Getting started

Core concepts

A quick mental model before you dive in. Zelyx has five core ideas — once these click, everything else makes sense.

The proxy

Zelyx sits between your application and every AI provider. Your app talks to Zelyx using an OpenAI-compatible API; Zelyx decrypts your provider key and forwards the request. The provider sees a normal call — your app never holds the real key.

Provider key

Your real OpenAI / Anthropic / Google key. Stored encrypted in Zelyx's vault (AES-256-GCM). Only workspace admins can add or reveal it. Developers never receive it — they use a Zelyx key instead.

Zelyx key (nk_…)

The key developers put in their code. Format: nk_<id>_<secret>. Shown once on creation, then hashed — if you lose it, generate a new one. Each key belongs to one user in one workspace, enabling per-person cost attribution.

The gate

Every call is evaluated before it reaches the provider. The gate runs up to ten checks in order — budget limits, model policies, payment-risk patterns — and returns one of three decisions: Approve (call proceeds), Block (HTTP 402/403, no provider cost), or Review required (call proceeds, flagged for human review).

Budget layers

Budgets stack: company → team → project → per-key → per-model → per-run → per-session. All enforced atomically — parallel agents cannot race past the same cap. Set any layer you need; layers you skip are unlimited.

Events

Every call produces an llm_cost event: model, provider, input tokens, output tokens, cost, latency, TTFB, team, project, environment, run ID. Gate decisions produce gate_decision events. All of this drives the dashboard — no separate instrumentation needed.

How a request flows

From your app's perspective, calling Zelyx is identical to calling the provider directly. Internally, the proxy does this on each request:

  1. Authenticate the Zelyx key → resolve workspace and user
  2. Decrypt provider key from vault (LRU-cached, re-fetched after TTL)
  3. Parse request: extract model, estimated cost, tool names, message count
  4. Run gate: enforce budgets, check model policy, detect payment risk
  5. If approved: forward request to provider, always streaming upstream for full observability
  6. Adapt response to what your client requested (streaming or buffered)
  7. Record cost event in background — non-blocking, never slows down the call
TipThe proxy always streams from the provider even when your client requests a non-streaming response. This lets Zelyx measure TTFB and token counts accurately.
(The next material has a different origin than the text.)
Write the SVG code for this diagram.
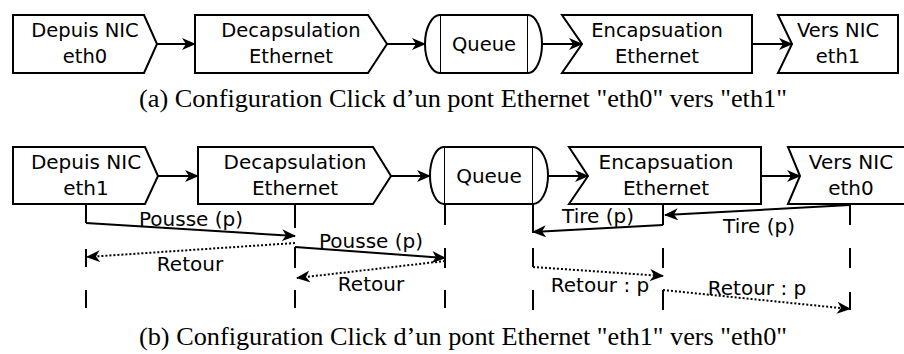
<svg xmlns="http://www.w3.org/2000/svg" width="904" height="354" viewBox="0 0 904 354">
<style>
.n{fill:#fff;stroke:#000;stroke-width:2;stroke-linejoin:miter}
.t{font-family:"DejaVu Sans",sans-serif;font-size:19.5px;text-anchor:middle;fill:#000}
.tb{font-size:20px}
.c{stroke:#000;stroke-width:2;fill:none}
.a{marker-end:url(#ah)}
.d{stroke-dasharray:2 2}
.cap{font-family:"Liberation Serif",serif;font-size:25px;fill:#000}
</style>
<defs>
<marker id="ah" viewBox="0 0 14 12" refX="13" refY="6" markerWidth="14" markerHeight="12" markerUnits="userSpaceOnUse" orient="auto">
<path d="M0,0 L14,6 L0,12 L4,6 Z" fill="#000"/>
</marker>
</defs>

<g id="a-depuis"><path class="n" d="M13,15 H144 L157,44 L144,73 H13 Z"/><text class="t" x="85" y="37">Depuis NIC</text><text class="t" x="85" y="63">eth0</text></g>
<g id="a-decap"><path class="n" d="M195,15 H368 L387,44 L368,73 H195 Z"/><text class="t" x="291" y="37">Decapsulation</text><text class="t" x="291" y="63">Ethernet</text></g>
<g id="a-queue"><rect class="n" x="440" y="15" width="88" height="58"/><path class="n" d="M440,15 A15,29 0 0 0 440,73"/><path class="n" d="M528,15 A14,29 0 0 1 528,73"/><text class="t" x="484" y="51">Queue</text></g>
<g id="a-encap"><path class="n" d="M562,15 H752 V73 H562 L582,44 Z"/><text class="t" x="657" y="37">Encapsuation</text><text class="t" x="657" y="63">Ethernet</text></g>
<g id="a-vers"><path class="n" d="M778,15 H898 V73 H778 L792,44 Z"/><text class="t" x="838" y="37">Vers NIC</text><text class="t" x="838" y="63">eth1</text></g>

<g id="b-depuis"><path class="n" d="M13,147 H145 L158,176 L145,204 H13 Z"/><text class="t tb" x="86" y="169">Depuis NIC</text><text class="t tb" x="86" y="195">eth1</text></g>
<g id="b-decap"><path class="n" d="M198,147 H373 L391,176 L373,204 H198 Z"/><text class="t tb" x="295" y="169">Decapsulation</text><text class="t tb" x="295" y="195">Ethernet</text></g>
<g id="b-queue"><rect class="n" x="444" y="147" width="89" height="57"/><path class="n" d="M444,147 A14,28.5 0 0 0 444,204"/><path class="n" d="M533,147 A15,28.5 0 0 1 533,204"/><text class="t tb" x="489" y="183">Queue</text></g>
<g id="b-encap"><path class="n" d="M569,147 H761 V204 H569 L588,176 Z"/><text class="t tb" x="666" y="169">Encapsuation</text><text class="t tb" x="666" y="195">Ethernet</text></g>
<g id="b-vers"><path class="n" d="M788,147 H914 V204 H788 L800,176 Z"/><text class="t tb" x="851" y="169">Vers NIC</text><text class="t tb" x="851" y="195">eth0</text></g>

<g id="connectors">
<line class="c a" x1="157" y1="44" x2="195" y2="44"/>
<line class="c a" x1="387" y1="44" x2="425" y2="44"/>
<line class="c a" x1="542" y1="44" x2="582" y2="44"/>
<line class="c a" x1="752" y1="44" x2="792" y2="44"/>

<line class="c a" x1="158" y1="176" x2="198" y2="176"/>
<line class="c a" x1="391" y1="176" x2="430" y2="176"/>
<line class="c a" x1="548" y1="176" x2="588" y2="176"/>
<line class="c a" x1="761" y1="176" x2="800" y2="176"/>

<path class="c" d="M86,204 V223 M86,249 V267 M86,290 V308"/>
<path class="c" d="M295,204 V228 M295,247 V268 M295,290 V308"/>
<path class="c" d="M445,204 V225 M445,248 V268 M445,290 V308"/>
<path class="c" d="M533,204 V233 M533,248 V267 M533,290 V310"/>
<path class="c" d="M663,204 V225 M663,248 V268 M663,290 V310"/>
<path class="c" d="M850,204 V225 M850,248 V268 M850,292 V310"/>

<line class="c a" x1="86" y1="223" x2="295" y2="236"/>
<line class="c a d" x1="295" y1="243" x2="87" y2="257"/>
<line class="c a" x1="295" y1="247" x2="445" y2="258"/>
<line class="c a d" x1="445" y1="261" x2="297" y2="278"/>
<line class="c a" x1="663" y1="225" x2="533" y2="232"/>
<line class="c a" x1="850" y1="205" x2="665" y2="215"/>
<line class="c a d" x1="533" y1="267" x2="663" y2="276"/>
<line class="c a d" x1="663" y1="290" x2="850" y2="309"/>
</g>

<g id="labels">
<text class="t tb" x="191" y="226">Pousse (p)</text>
<text class="t tb" x="190" y="271">Retour</text>
<text class="t tb" x="371" y="248">Pousse (p)</text>
<text class="t tb" x="371" y="291">Retour</text>
<text class="t tb" x="598" y="223">Tire (p)</text>
<text class="t tb" x="759" y="233">Tire (p)</text>
<text class="t tb" x="600" y="292">Retour : p</text>
<text class="t tb" x="757" y="295">Retour : p</text>
</g>

<text class="cap" x="139" y="107" textLength="648" lengthAdjust="spacingAndGlyphs">(a) Configuration Click d’un pont Ethernet "eth0" vers "eth1"</text>
<text class="cap" x="139" y="345" textLength="648" lengthAdjust="spacingAndGlyphs">(b) Configuration Click d’un pont Ethernet "eth1" vers "eth0"</text>
</svg>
Your client gets the format it asked for — the internal streaming is transparent.

Key distinctions

Provider key vs Zelyx key

A provider key is a secret. It grants unlimited access to an AI provider and must never appear in developer code, environment files, or version control. Zelyx stores it encrypted.

A Zelyx key (nk_…) is a credential scoped to one workspace. It can only reach the providers your admin has connected, within the budgets and model policies you configure. Losing it is low-risk — revoke and regenerate.

Block vs Review required

Block — the call is rejected before reaching the provider. Your app receives HTTP 402 (budget) or 403 (policy). No tokens consumed, no provider cost.

Review required — the call proceeds and you get a normal response, but the response includes the header X-Zelyx-Review-Required: true. The call is also flagged in the Gate dashboard for a human to review. Budget is reserved; the call did incur cost.

Daily reset

All daily budgets (company, team, project, per-key, per-model) reset at midnight UTC. Run budgets and session limits do not reset — they are consumed until exhausted or the run ends.